REQUIREMENTS:
Look through the data below. Pick out the lines holding the string "this".
########################################
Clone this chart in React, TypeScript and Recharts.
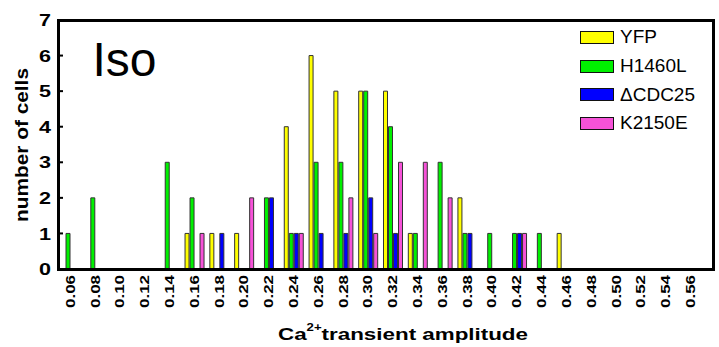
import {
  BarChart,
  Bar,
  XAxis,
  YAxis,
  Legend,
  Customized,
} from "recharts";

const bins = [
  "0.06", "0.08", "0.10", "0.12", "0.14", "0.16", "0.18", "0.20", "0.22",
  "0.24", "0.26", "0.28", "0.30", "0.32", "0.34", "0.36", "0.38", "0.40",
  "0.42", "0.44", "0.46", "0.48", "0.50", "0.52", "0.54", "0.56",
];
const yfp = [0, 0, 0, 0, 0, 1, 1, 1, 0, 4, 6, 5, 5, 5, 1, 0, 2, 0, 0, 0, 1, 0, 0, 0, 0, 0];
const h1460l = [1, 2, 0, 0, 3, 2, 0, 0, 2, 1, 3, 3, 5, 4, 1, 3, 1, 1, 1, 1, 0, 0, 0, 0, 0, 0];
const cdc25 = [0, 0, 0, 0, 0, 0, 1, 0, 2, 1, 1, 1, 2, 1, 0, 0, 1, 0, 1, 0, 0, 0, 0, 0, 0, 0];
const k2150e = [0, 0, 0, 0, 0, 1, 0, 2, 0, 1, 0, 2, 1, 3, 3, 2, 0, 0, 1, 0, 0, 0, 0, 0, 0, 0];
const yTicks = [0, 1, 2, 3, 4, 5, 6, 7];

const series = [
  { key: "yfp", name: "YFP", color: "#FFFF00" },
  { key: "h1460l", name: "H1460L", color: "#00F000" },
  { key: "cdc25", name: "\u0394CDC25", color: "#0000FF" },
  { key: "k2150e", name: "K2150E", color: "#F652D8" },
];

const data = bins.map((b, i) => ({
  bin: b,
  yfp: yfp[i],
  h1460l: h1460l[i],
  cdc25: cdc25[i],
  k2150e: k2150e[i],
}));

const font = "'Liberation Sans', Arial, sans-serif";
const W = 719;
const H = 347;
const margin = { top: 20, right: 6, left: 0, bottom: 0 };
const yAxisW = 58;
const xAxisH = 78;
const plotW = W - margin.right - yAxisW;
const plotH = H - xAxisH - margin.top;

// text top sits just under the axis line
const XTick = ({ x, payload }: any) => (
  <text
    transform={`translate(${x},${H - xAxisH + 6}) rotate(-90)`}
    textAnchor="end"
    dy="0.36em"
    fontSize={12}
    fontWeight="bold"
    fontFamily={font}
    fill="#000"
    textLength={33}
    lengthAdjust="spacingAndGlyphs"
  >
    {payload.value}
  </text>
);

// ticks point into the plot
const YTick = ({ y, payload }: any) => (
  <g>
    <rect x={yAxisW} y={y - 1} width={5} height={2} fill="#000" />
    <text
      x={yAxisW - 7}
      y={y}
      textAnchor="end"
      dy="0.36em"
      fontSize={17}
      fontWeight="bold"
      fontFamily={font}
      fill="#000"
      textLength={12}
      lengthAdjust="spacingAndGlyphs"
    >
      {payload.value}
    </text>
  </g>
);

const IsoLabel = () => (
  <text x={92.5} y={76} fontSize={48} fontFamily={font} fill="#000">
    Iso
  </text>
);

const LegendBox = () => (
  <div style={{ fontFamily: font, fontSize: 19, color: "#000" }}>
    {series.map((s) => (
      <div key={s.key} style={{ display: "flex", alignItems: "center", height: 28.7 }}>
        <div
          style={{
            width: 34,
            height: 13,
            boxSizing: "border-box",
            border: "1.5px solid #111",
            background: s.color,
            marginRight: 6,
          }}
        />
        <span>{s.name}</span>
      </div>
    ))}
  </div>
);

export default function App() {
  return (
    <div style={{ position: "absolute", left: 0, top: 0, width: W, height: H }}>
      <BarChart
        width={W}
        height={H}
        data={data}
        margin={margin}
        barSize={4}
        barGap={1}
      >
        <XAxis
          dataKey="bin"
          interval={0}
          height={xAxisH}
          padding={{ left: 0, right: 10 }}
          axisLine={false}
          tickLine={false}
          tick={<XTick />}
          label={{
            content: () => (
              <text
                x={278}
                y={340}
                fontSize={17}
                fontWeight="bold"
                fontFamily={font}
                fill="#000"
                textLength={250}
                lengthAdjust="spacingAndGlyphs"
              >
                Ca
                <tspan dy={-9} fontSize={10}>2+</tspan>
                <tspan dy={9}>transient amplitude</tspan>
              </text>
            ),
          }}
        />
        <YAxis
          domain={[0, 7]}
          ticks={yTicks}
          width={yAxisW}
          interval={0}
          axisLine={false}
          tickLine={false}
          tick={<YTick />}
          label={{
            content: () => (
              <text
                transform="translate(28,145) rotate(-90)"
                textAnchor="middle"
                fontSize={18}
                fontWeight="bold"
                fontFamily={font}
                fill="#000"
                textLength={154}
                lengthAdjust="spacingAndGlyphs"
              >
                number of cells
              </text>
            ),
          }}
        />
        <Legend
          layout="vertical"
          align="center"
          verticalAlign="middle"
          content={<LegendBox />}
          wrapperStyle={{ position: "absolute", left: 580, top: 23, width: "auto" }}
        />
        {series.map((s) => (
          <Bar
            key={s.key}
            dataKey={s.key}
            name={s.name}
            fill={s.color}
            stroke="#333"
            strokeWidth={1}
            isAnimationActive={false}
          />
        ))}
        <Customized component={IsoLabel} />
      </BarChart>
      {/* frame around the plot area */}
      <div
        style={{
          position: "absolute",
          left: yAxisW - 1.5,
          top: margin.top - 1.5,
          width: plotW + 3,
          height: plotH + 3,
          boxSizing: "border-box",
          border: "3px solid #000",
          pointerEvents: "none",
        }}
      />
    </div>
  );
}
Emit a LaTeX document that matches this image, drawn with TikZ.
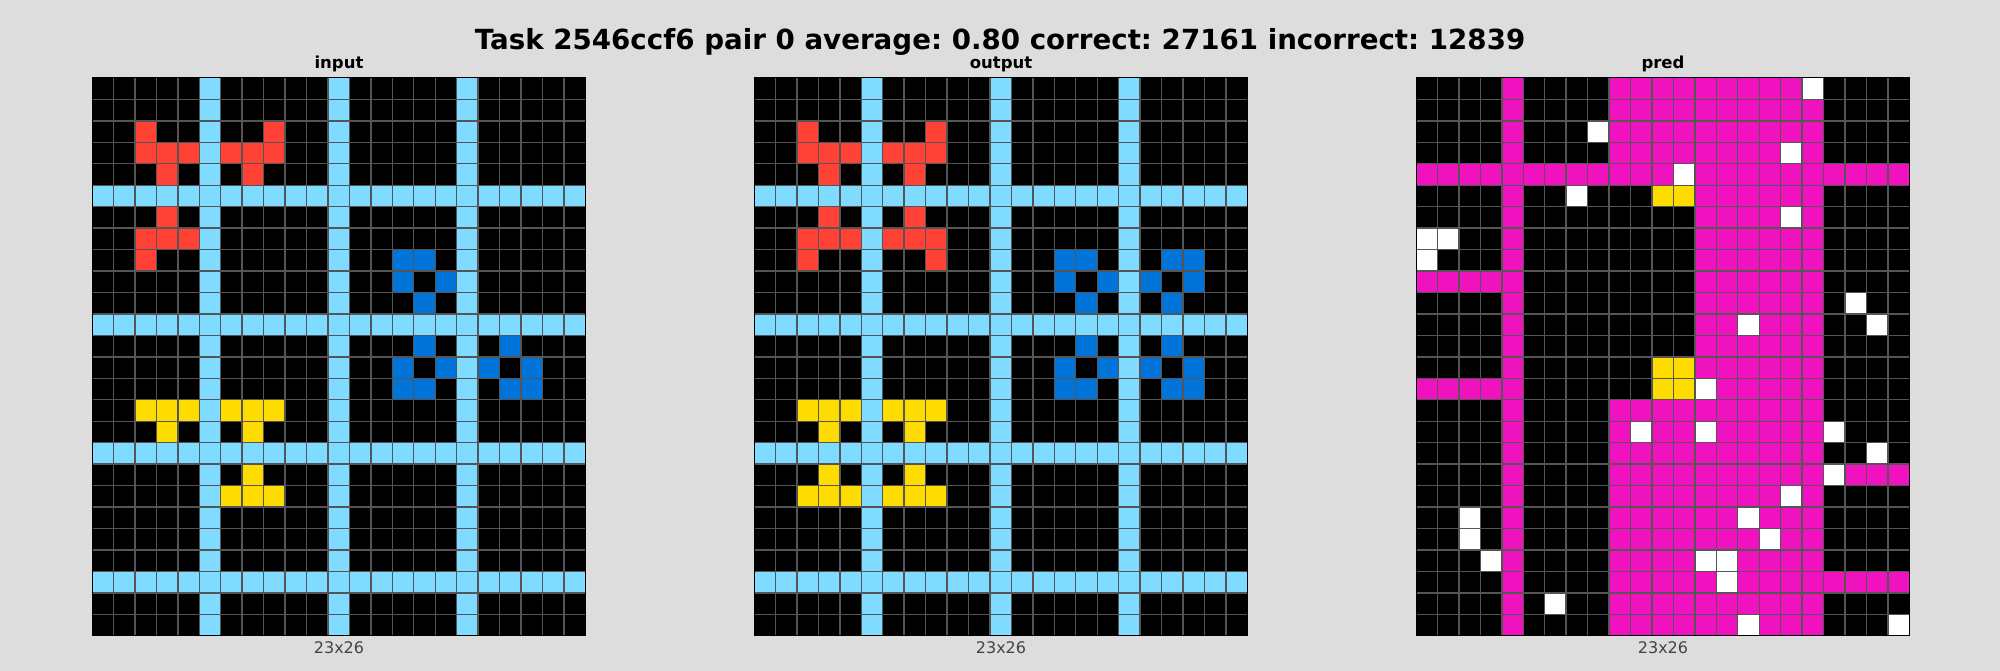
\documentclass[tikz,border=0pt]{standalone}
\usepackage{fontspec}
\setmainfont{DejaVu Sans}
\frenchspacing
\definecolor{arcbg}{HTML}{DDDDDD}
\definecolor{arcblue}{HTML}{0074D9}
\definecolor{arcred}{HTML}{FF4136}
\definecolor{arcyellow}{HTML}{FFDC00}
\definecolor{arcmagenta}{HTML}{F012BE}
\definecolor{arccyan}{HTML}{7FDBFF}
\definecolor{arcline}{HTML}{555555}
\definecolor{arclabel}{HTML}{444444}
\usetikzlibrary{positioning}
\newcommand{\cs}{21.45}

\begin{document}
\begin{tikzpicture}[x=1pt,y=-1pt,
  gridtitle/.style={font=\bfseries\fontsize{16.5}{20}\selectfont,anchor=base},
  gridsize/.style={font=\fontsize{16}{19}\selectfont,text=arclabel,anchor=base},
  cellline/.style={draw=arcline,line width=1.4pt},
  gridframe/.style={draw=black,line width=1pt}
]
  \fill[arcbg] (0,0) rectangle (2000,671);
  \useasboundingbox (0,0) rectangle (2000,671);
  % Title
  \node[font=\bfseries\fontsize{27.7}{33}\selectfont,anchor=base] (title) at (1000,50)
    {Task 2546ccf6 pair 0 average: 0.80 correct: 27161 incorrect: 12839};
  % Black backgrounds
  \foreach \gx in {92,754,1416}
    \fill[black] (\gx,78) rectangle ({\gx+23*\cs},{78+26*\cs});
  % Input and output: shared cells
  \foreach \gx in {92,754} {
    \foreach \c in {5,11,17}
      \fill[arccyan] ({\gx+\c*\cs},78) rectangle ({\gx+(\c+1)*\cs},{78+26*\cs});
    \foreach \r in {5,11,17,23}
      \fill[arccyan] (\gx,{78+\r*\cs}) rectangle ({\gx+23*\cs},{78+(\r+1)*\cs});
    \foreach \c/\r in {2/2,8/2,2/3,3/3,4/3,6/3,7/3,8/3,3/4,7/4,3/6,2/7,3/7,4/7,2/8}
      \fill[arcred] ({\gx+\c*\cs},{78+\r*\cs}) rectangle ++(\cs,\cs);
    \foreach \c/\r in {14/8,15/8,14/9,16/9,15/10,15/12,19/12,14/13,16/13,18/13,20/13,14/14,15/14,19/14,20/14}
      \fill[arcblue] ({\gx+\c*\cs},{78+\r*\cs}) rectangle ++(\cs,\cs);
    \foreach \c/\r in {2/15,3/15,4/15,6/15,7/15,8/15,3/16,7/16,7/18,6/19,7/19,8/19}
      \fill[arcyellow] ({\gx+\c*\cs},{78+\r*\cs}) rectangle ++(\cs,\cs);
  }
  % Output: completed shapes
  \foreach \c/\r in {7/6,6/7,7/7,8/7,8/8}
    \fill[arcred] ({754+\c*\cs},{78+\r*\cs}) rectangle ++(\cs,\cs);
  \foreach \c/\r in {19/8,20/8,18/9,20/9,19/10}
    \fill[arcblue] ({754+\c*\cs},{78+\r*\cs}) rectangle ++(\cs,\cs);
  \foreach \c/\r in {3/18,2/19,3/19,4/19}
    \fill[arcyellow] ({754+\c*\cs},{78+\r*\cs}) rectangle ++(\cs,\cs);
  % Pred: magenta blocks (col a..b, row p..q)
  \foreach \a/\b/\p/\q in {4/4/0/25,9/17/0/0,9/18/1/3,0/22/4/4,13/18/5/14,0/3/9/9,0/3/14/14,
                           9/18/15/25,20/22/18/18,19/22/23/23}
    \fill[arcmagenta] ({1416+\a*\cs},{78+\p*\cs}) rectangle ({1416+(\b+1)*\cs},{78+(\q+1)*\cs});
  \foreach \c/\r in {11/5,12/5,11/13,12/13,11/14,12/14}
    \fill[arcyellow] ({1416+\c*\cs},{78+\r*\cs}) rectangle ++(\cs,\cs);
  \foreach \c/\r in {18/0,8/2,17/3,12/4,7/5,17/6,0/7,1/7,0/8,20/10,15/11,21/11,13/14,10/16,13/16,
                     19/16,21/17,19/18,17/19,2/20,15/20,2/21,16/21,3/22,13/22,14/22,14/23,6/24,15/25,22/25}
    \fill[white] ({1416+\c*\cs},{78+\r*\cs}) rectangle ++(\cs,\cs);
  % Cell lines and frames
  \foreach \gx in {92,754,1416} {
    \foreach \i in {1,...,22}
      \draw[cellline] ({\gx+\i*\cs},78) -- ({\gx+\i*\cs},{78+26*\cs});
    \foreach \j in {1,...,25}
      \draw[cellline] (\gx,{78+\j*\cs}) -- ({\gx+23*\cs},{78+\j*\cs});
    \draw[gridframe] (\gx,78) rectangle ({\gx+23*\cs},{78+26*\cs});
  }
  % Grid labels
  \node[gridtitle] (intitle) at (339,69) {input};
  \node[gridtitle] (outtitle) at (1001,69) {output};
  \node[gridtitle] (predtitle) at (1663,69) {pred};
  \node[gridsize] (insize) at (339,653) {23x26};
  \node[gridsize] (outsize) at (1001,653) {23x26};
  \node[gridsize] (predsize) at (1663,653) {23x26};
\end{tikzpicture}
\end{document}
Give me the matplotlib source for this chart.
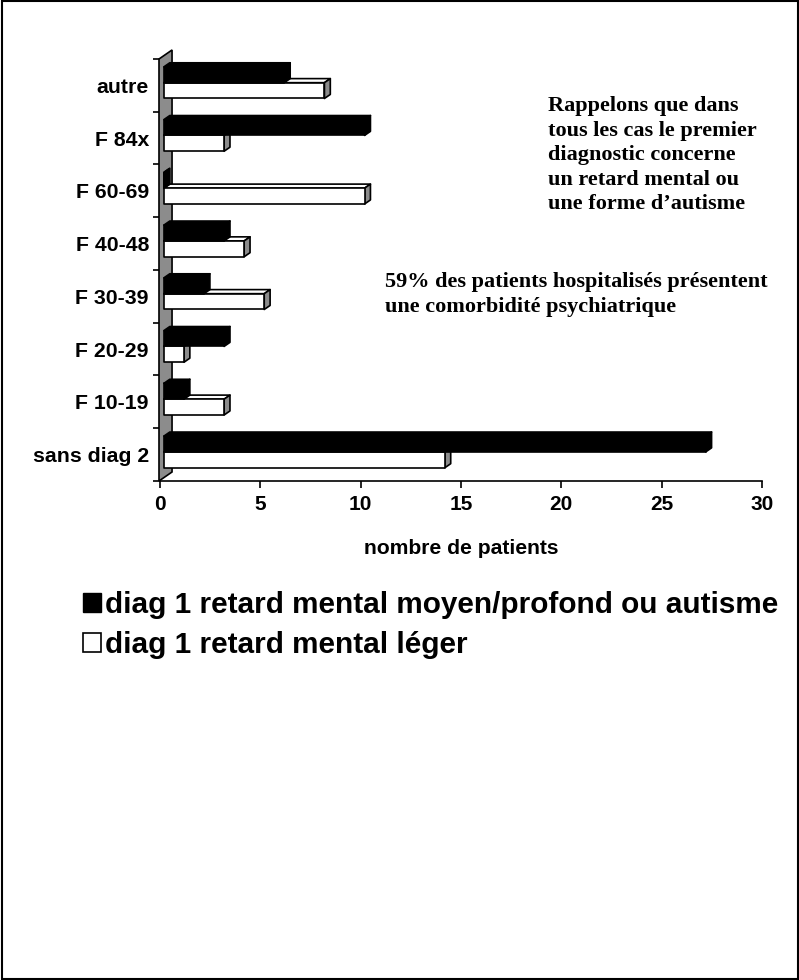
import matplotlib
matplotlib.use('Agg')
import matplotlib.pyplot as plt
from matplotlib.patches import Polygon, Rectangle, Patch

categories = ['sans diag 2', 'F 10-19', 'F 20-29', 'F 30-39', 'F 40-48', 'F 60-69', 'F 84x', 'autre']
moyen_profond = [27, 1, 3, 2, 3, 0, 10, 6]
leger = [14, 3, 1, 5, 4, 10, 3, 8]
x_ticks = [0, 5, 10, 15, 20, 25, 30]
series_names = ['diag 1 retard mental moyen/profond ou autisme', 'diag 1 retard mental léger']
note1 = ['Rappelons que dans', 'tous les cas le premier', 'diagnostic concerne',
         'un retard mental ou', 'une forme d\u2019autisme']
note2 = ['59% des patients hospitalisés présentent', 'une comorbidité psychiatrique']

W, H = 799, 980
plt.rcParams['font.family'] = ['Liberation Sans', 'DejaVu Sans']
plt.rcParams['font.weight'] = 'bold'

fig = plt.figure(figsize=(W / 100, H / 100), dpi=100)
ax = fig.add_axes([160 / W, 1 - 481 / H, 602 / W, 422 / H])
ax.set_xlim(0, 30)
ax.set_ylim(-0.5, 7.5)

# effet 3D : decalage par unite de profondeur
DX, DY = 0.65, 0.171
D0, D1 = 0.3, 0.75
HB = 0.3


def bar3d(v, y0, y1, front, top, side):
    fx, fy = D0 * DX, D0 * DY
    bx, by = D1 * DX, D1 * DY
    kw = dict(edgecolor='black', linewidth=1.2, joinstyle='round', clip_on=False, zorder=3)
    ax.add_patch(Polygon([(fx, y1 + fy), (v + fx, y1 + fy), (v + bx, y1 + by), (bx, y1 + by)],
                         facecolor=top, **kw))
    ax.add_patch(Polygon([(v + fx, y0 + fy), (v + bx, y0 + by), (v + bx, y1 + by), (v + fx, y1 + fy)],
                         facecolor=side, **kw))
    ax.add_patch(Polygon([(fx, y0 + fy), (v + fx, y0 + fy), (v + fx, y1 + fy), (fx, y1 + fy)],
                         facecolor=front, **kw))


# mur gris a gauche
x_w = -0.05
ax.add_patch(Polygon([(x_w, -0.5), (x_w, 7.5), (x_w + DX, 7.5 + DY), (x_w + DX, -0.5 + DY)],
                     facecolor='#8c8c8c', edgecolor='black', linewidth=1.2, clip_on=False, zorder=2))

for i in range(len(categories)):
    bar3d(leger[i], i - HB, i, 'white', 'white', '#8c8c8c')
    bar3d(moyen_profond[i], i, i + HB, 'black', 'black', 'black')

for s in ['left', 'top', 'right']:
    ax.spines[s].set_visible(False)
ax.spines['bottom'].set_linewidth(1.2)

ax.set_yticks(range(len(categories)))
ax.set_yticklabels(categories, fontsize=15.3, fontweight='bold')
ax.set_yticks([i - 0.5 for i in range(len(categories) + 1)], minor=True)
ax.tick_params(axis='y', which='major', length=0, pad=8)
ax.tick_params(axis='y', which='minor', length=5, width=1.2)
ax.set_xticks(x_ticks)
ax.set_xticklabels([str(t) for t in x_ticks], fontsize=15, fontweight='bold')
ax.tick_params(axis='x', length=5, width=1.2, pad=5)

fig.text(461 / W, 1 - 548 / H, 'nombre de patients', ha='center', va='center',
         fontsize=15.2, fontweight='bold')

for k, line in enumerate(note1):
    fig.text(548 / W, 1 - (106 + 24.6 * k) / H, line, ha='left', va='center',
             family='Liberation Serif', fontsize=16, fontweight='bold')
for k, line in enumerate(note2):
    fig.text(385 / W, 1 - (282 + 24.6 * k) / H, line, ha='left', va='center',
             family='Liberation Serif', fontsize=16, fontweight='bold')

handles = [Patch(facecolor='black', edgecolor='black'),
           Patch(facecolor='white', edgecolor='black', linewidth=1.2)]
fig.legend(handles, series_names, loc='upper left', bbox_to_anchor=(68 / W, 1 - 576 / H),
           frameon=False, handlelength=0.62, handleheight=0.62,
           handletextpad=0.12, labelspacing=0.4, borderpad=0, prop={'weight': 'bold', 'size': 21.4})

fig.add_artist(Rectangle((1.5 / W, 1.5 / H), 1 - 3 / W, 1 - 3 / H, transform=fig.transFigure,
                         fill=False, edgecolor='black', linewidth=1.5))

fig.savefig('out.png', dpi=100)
########################################
TASK RESPONSE:
Clone this chart in React, TypeScript and Recharts.
Emit a LaTeX document that matches this image, drawn with TikZ.
Give me the matplotlib source for this chart.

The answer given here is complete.